## Brief
Could the lines from the start of the data through the line with "80, 90, 100];" be set down exactly, with no pictures among them?

::: Records for this task

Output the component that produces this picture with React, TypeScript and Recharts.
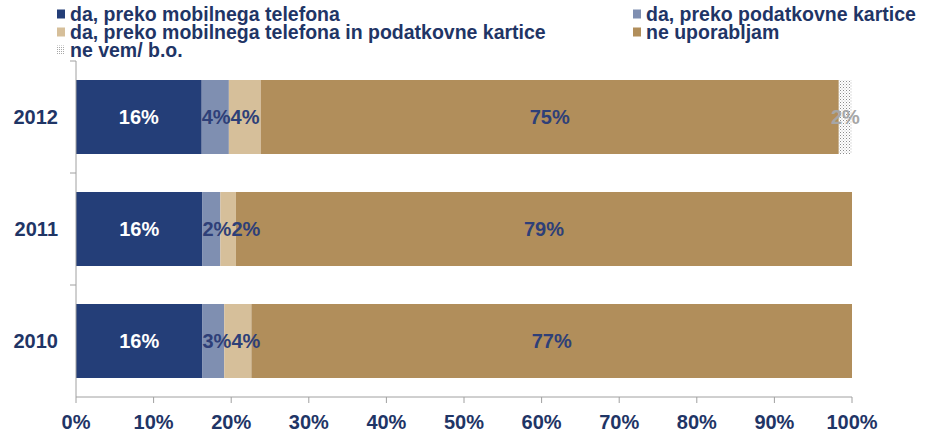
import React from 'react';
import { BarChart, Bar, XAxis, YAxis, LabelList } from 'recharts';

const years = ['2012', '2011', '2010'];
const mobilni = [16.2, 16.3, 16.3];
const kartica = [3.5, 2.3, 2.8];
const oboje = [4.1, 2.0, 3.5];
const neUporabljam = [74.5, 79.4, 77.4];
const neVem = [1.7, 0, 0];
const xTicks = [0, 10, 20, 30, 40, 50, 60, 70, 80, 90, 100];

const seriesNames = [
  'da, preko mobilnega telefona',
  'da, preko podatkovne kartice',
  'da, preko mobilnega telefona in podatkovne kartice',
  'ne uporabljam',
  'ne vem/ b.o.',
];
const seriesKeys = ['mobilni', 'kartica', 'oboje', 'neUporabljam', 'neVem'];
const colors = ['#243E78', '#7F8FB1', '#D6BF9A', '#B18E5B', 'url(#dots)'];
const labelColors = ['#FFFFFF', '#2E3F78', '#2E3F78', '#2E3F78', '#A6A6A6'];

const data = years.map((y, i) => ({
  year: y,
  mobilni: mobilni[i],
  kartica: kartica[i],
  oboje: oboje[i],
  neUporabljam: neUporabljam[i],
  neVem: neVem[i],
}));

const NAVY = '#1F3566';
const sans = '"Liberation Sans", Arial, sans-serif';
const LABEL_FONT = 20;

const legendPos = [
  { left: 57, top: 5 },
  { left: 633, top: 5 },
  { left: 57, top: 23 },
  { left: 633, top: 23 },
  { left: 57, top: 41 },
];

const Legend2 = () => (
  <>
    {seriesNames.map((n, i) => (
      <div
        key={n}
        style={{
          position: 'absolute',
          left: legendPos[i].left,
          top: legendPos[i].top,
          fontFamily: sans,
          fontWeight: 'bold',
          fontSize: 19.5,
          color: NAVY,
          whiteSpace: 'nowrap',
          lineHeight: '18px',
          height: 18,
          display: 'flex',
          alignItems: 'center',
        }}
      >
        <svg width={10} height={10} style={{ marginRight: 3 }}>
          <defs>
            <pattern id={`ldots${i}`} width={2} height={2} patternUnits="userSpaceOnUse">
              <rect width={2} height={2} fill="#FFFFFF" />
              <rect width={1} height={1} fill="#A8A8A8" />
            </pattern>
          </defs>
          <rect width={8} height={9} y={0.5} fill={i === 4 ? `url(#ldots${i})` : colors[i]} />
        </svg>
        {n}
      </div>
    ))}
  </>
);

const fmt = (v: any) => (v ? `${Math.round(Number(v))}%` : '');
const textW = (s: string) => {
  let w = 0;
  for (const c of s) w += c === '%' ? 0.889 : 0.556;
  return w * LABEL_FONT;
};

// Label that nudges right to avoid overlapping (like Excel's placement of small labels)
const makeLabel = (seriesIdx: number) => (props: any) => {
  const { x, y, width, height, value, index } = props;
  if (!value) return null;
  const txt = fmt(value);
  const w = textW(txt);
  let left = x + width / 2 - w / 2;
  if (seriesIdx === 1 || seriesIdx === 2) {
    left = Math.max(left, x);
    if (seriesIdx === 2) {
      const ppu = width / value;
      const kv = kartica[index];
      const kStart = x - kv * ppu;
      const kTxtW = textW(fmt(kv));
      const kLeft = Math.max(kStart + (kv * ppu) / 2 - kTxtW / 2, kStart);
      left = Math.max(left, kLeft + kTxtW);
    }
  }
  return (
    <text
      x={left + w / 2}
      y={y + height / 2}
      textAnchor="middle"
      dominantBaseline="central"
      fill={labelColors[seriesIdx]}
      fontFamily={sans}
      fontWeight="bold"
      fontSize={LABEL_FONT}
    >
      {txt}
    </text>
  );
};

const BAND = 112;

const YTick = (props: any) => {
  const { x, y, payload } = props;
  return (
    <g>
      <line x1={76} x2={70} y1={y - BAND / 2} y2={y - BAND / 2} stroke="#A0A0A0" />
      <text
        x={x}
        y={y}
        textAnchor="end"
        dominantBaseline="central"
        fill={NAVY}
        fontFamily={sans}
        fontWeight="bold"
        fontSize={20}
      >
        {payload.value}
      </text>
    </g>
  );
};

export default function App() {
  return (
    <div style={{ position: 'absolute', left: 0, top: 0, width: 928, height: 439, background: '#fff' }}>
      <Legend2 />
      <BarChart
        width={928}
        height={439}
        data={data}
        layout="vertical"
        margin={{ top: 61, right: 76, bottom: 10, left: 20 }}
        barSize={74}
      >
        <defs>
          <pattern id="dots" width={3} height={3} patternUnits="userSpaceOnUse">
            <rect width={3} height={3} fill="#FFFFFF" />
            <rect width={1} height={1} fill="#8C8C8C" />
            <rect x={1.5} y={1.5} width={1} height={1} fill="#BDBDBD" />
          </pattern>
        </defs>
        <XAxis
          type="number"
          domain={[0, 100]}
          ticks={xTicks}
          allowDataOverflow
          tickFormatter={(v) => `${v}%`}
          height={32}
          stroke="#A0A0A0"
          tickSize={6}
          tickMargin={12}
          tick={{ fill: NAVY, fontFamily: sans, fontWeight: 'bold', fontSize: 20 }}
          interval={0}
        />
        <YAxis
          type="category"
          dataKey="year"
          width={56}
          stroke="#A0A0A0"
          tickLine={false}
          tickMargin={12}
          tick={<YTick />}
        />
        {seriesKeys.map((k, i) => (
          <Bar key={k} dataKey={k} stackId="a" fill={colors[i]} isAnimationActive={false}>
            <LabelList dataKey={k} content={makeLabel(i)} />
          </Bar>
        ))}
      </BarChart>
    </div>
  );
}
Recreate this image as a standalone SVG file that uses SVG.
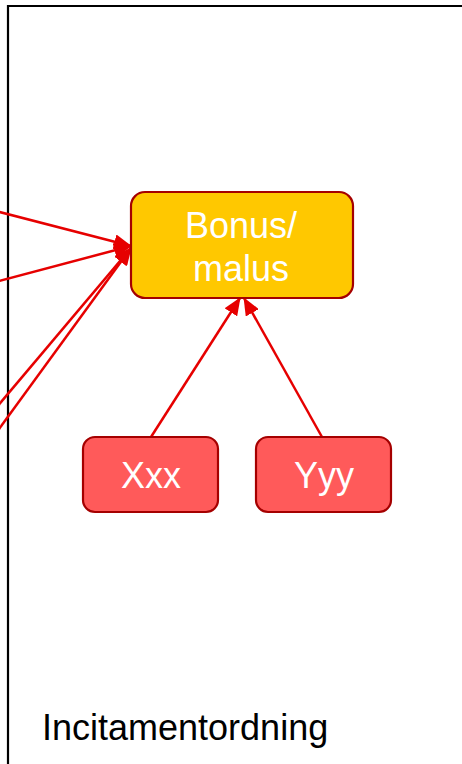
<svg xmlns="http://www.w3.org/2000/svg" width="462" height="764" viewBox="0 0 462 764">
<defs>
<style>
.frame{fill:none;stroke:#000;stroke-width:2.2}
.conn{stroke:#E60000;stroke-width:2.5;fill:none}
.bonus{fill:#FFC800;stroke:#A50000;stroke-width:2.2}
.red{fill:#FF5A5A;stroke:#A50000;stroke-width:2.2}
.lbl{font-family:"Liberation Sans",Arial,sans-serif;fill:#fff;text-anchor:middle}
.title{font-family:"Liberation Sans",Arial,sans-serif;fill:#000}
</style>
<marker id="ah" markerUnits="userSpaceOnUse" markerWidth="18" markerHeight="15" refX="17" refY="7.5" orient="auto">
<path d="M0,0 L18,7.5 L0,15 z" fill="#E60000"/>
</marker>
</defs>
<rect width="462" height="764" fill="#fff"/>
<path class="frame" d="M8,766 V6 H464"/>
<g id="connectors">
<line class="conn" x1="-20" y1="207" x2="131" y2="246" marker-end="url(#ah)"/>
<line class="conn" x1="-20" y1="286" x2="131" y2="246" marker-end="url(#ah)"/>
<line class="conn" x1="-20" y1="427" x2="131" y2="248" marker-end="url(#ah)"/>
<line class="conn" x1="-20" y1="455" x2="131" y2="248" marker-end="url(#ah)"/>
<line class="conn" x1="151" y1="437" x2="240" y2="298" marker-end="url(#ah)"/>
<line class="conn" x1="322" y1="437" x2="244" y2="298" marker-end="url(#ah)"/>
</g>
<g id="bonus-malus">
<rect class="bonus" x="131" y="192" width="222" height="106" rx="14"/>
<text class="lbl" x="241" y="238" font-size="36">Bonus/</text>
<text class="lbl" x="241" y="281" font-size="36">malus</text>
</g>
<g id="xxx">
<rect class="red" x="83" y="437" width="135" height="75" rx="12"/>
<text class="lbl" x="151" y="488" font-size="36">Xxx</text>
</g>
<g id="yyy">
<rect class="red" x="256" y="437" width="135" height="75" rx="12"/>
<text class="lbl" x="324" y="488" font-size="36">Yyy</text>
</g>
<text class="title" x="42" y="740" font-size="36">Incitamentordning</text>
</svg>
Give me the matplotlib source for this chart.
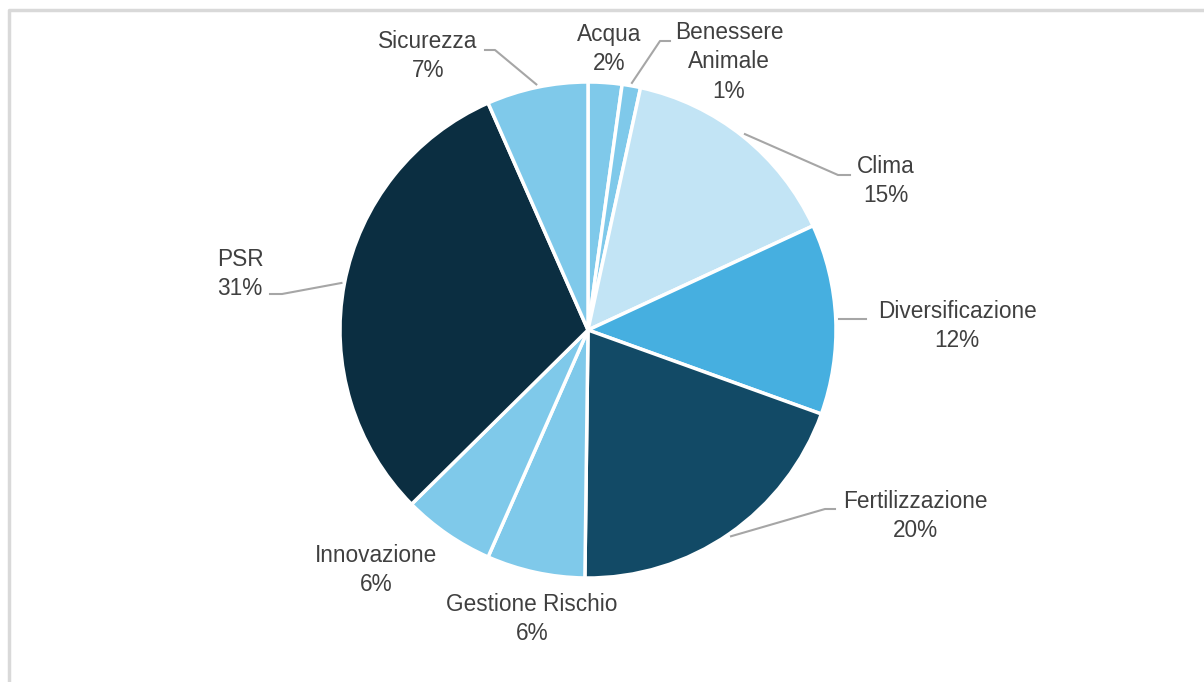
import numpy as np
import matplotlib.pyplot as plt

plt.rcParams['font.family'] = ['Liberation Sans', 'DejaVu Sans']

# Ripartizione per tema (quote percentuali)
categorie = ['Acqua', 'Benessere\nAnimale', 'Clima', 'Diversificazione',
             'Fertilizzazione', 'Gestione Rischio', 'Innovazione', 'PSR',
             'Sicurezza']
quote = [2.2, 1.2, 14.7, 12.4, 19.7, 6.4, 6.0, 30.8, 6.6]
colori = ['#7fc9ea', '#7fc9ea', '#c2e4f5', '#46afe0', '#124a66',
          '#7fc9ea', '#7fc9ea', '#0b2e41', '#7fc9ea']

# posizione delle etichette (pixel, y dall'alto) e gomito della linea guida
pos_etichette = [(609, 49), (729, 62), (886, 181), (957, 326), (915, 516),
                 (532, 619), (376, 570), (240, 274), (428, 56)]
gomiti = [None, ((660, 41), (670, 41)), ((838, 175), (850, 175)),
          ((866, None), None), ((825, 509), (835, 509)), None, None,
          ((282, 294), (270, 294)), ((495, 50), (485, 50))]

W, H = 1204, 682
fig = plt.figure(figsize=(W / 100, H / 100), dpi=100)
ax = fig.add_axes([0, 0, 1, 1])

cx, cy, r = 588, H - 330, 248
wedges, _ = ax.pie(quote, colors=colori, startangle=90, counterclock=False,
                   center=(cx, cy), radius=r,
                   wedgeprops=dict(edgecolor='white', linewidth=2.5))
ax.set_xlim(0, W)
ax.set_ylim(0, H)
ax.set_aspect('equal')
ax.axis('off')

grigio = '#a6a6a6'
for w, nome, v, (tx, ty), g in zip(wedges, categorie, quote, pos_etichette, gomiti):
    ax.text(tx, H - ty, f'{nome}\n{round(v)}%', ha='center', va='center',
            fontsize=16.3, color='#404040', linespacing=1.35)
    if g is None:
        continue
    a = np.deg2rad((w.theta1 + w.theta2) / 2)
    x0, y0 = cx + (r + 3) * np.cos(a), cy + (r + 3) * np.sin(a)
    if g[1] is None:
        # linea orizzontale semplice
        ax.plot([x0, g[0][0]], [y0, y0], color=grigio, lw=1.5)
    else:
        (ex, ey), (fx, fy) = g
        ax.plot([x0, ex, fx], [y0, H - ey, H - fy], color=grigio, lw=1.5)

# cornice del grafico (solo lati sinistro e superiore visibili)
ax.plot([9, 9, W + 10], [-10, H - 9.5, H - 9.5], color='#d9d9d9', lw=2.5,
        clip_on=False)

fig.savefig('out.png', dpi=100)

::::::

## The output
Output the component that produces this picture with React, TypeScript and Recharts.
import React from 'react';
import { BarChart, Bar, XAxis, YAxis, LabelList } from 'recharts';

const years = ['2012', '2011', '2010'];
const mobilni = [16.2, 16.3, 16.3];
const kartica = [3.5, 2.3, 2.8];
const oboje = [4.1, 2.0, 3.5];
const neUporabljam = [74.5, 79.4, 77.4];
const neVem = [1.7, 0, 0];
const xTicks = [0, 10, 20, 30, 40, 50, 60, 70, 80, 90, 100];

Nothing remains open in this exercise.